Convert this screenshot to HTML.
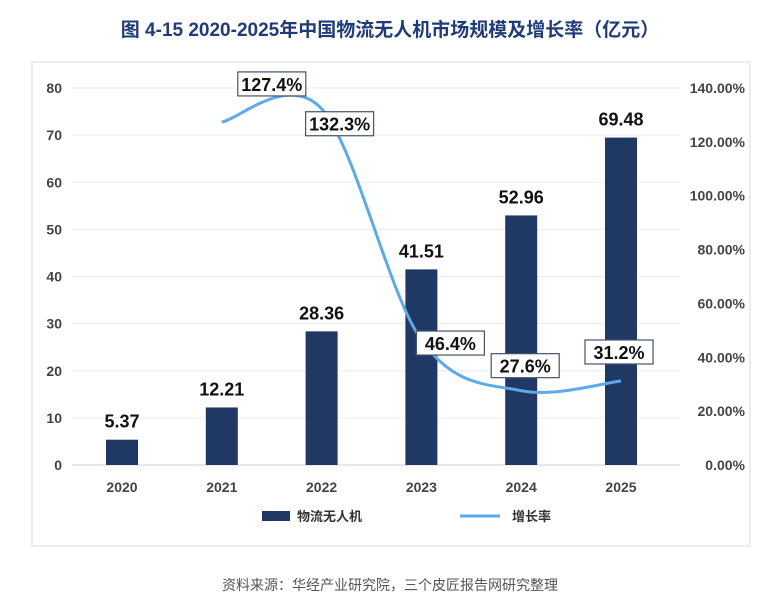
<!DOCTYPE html>
<html><head><meta charset="utf-8"><style>
body{margin:0;background:#fff;width:779px;height:610px;overflow:hidden;font-family:"Liberation Sans","Noto Sans CJK SC",sans-serif}
</style></head><body>
<svg width="779" height="610" xmlns="http://www.w3.org/2000/svg" id="svg" font-family="Liberation Sans, Noto Sans CJK SC, sans-serif">
<text x="390" y="36" text-anchor="middle" font-size="19" font-weight="bold" fill="#1f3c78">图  4-15 2020-2025年中国物流无人机市场规模及增长率（亿元）</text>
<rect x="32" y="62" width="718" height="484" fill="none" stroke="#d9d9d9"/>
<g id="grid"></g><g id="bars"></g><g id="line"></g><g id="labels"></g>
<g>
<rect x="262" y="511" width="28" height="10" fill="#203864"/>
<text x="297" y="521" font-size="13" font-weight="bold" fill="#333">物流无人机</text>
<line x1="460" y1="516" x2="500" y2="516" stroke="#5ea9ea" stroke-width="3"/>
<text x="512" y="521" font-size="13" font-weight="bold" fill="#333">增长率</text>
</g>
<text x="390" y="590" text-anchor="middle" font-size="14" fill="#555">资料来源：华经产业研究院，三个皮匠报告网研究整理</text>
</svg>
<script>
const categories=["2020","2021","2022","2023","2024","2025"];
const marketSize=[5.37,12.21,28.36,41.51,52.96,69.48];
const growthRate=[null,127.4,132.3,46.4,27.6,31.2];
const leftTicks=[0,10,20,30,40,50,60,70,80];
const rightTicks=[0,20,40,60,80,100,120,140];
const NS="http://www.w3.org/2000/svg";
const y0=465,y1=88;
const yL=v=>y0-(v/80)*(y0-y1);
const yR=v=>y0-(v/140)*(y0-y1);
const xC=i=>122+i*99.8;
function mk(t,a,p){const e=document.createElementNS(NS,t);for(const k in a)e.setAttribute(k,a[k]);document.getElementById(p).appendChild(e);return e;}
leftTicks.forEach(v=>{
 const g=mk('line',{x1:72,x2:680,y1:yL(v),y2:yL(v),stroke:v===0?'#d0d0d0':'#ececec'},'grid');
 
 
 const t=mk('text',{x:62,y:yL(v)+5,'text-anchor':'end','font-size':14,'font-weight':'bold',fill:'#444'},'grid');t.textContent=v;
 
 
});
rightTicks.forEach(v=>{
 const t=mk('text',{x:745,y:yR(v)+5,'text-anchor':'end','font-size':14,'font-weight':'bold',fill:'#444'},'grid');t.textContent=v.toFixed(2)+'%';
 
 
});
categories.forEach((c,i)=>{
 const t=mk('text',{x:xC(i),y:492,'text-anchor':'middle','font-size':14,'font-weight':'bold',fill:'#444'},'grid');t.textContent=c;
 
 
 const b=mk('rect',{x:xC(i)-16,y:yL(marketSize[i]),width:32,height:y0-yL(marketSize[i]),fill:'#203864'},'bars');
 
 
 const l=mk('text',{x:xC(i),y:yL(marketSize[i])-12,'text-anchor':'middle','font-size':18,'font-weight':'bold',fill:'#111'},'labels');l.textContent=marketSize[i].toFixed(2);
 
 
});
const pts=[];growthRate.forEach((v,i)=>{if(v!==null)pts.push([xC(i),yR(v)]);});
let d='M'+pts[0][0]+','+pts[0][1];
for(let i=0;i<pts.length-1;i++){
 const p0=pts[Math.max(0,i-1)],p1=pts[i],p2=pts[i+1],p3=pts[Math.min(pts.length-1,i+2)];
 const c1=[p1[0]+(p2[0]-p0[0])/6,p1[1]+(p2[1]-p0[1])/6],c2=[p2[0]-(p3[0]-p1[0])/6,p2[1]-(p3[1]-p1[1])/6];
 d+=` C${c1[0]},${c1[1]} ${c2[0]},${c2[1]} ${p2[0]},${p2[1]}`;
}
const ln=mk('path',{d:d,fill:'none',stroke:'#5ea9ea','stroke-width':3},'line');


const offs=[[0,0],[50,-38],[18,15],[29,3],[4,-25],[-2,-29]];
growthRate.forEach((v,i)=>{
 if(v===null)return;
 const cx=xC(i)+offs[i][0],cy=yR(v)+offs[i][1];
 const r=mk('rect',{x:cx-34,y:cy-12,width:68,height:24,fill:'#fff',stroke:'#44546a','stroke-width':1.2},'labels');
 
 
 const t=mk('text',{x:cx,y:cy+7,'text-anchor':'middle','font-size':18,'font-weight':'bold',fill:'#111'},'labels');t.textContent=v.toFixed(1)+'%';
 
 
});
</script>
</body></html>
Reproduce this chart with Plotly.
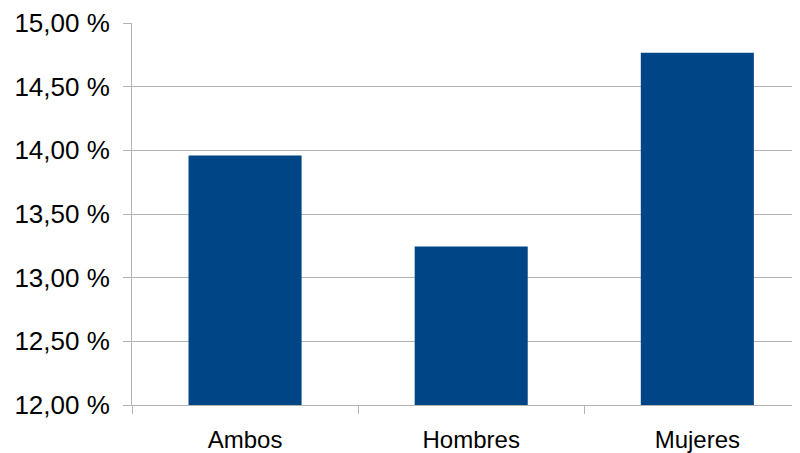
import plotly.graph_objects as go

categories = ["Ambos", "Hombres", "Mujeres"]
values = [13.96, 13.245, 14.767]
y_tick_vals = [12.0, 12.5, 13.0, 13.5, 14.0, 14.5, 15.0]
y_tick_text = ["12,00 %", "12,50 %", "13,00 %", "13,50 %", "14,00 %", "14,50 %", "15,00 %"]

BAR = "#004586"
GRID = "#b3b3b3"
FAM = "Liberation Sans, Arial, sans-serif"
XFONT = dict(family=FAM, size=24, color="#000000")
YFONT = dict(family=FAM, size=26, color="#000000")

fig = go.Figure(go.Bar(x=categories, y=values, marker=dict(color=BAR, line=dict(width=0)),
                       width=0.5, hoverinfo="x+y"))

# page body has an 8px margin, so the figure is drawn 8px in from the top-left
fig.update_layout(
    width=792, height=445,
    margin=dict(l=124, r=0, t=15, b=48),
    paper_bgcolor="white", plot_bgcolor="white",
    font=XFONT,
    showlegend=False,
    xaxis=dict(type="category", range=[-0.5, 2.454], tickson="boundaries",
               ticks="outside", ticklen=8, tickcolor=GRID, tickwidth=1,
               showline=True, linecolor=GRID, linewidth=1, automargin=False,
               showgrid=False, tickfont=XFONT, ticklabelstandoff=13),
    yaxis=dict(range=[12, 15], tickvals=y_tick_vals, ticktext=y_tick_text,
               ticks="outside", ticklen=8, tickcolor=GRID, tickwidth=1,
               showline=True, linecolor=GRID, linewidth=1, automargin=False,
               showgrid=True, gridcolor=GRID, gridwidth=1,
               zeroline=False, tickfont=YFONT, ticklabelstandoff=8),
)

fig.write_html("out.html")
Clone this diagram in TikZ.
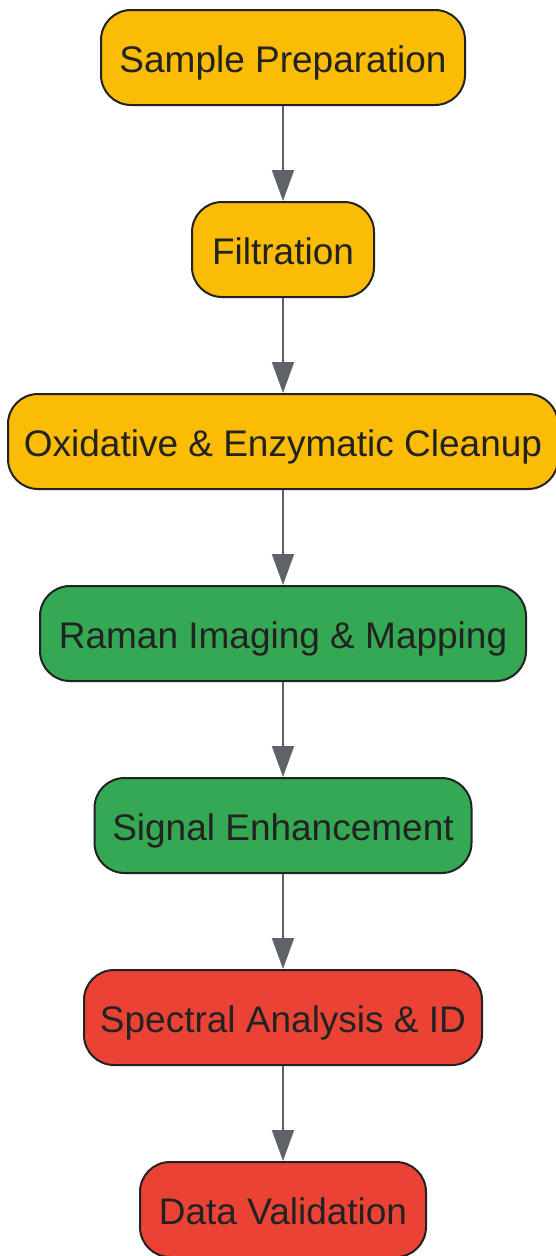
\documentclass[tikz,border=0pt]{standalone}
\usepackage{fontspec}
\setmainfont{Liberation Sans}
\usetikzlibrary{arrows.meta}
\definecolor{ylw}{HTML}{FBBC05}
\definecolor{grn}{HTML}{34A853}
\definecolor{rd}{HTML}{EA4335}
\definecolor{edge}{HTML}{222222}
\definecolor{arr}{HTML}{5F6368}
\begin{document}
\begin{tikzpicture}[x=1pt,y=-1pt,
  box/.style={draw=edge, line width=2pt, rounded corners=30pt, minimum height=95pt,
    inner sep=0pt, text height=30pt, text depth=0pt, text=edge, font=\fontsize{37}{44}\selectfont},
  flow/.style={draw=arr, line width=2pt, -{Triangle[length=31pt,width=22pt]}}]
\useasboundingbox (0,0) rectangle (556,1256);
\begin{scope}
\clip (0,0) rectangle (556,1256);
\node[box, fill=ylw, minimum width=364pt] (a) at (283,57.5) {Sample Preparation};
\node[box, fill=ylw, minimum width=182pt] (b) at (283,249.5) {Filtration};
\node[box, fill=ylw, minimum width=550pt] (c) at (283,441.5) {Oxidative \& Enzymatic Cleanup};
\node[box, fill=grn, minimum width=486pt] (d) at (283,633.5) {Raman Imaging \& Mapping};
\node[box, fill=grn, minimum width=377pt] (e) at (283,825.5) {Signal Enhancement};
\node[box, fill=rd, minimum width=398pt] (f) at (283,1017.5) {Spectral Analysis \& ID};
\node[box, fill=rd, minimum width=286pt] (g) at (283,1209.5) {Data Validation};
\draw[flow] (a) -- (b);
\draw[flow] (b) -- (c);
\draw[flow] (c) -- (d);
\draw[flow] (d) -- (e);
\draw[flow] (e) -- (f);
\draw[flow] (f) -- (g);
\end{scope}
\end{tikzpicture}
\end{document}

**Task directions**. Provide the number of lines in these entries that hold the word "this", without any accompanying text.

**Output below**. 3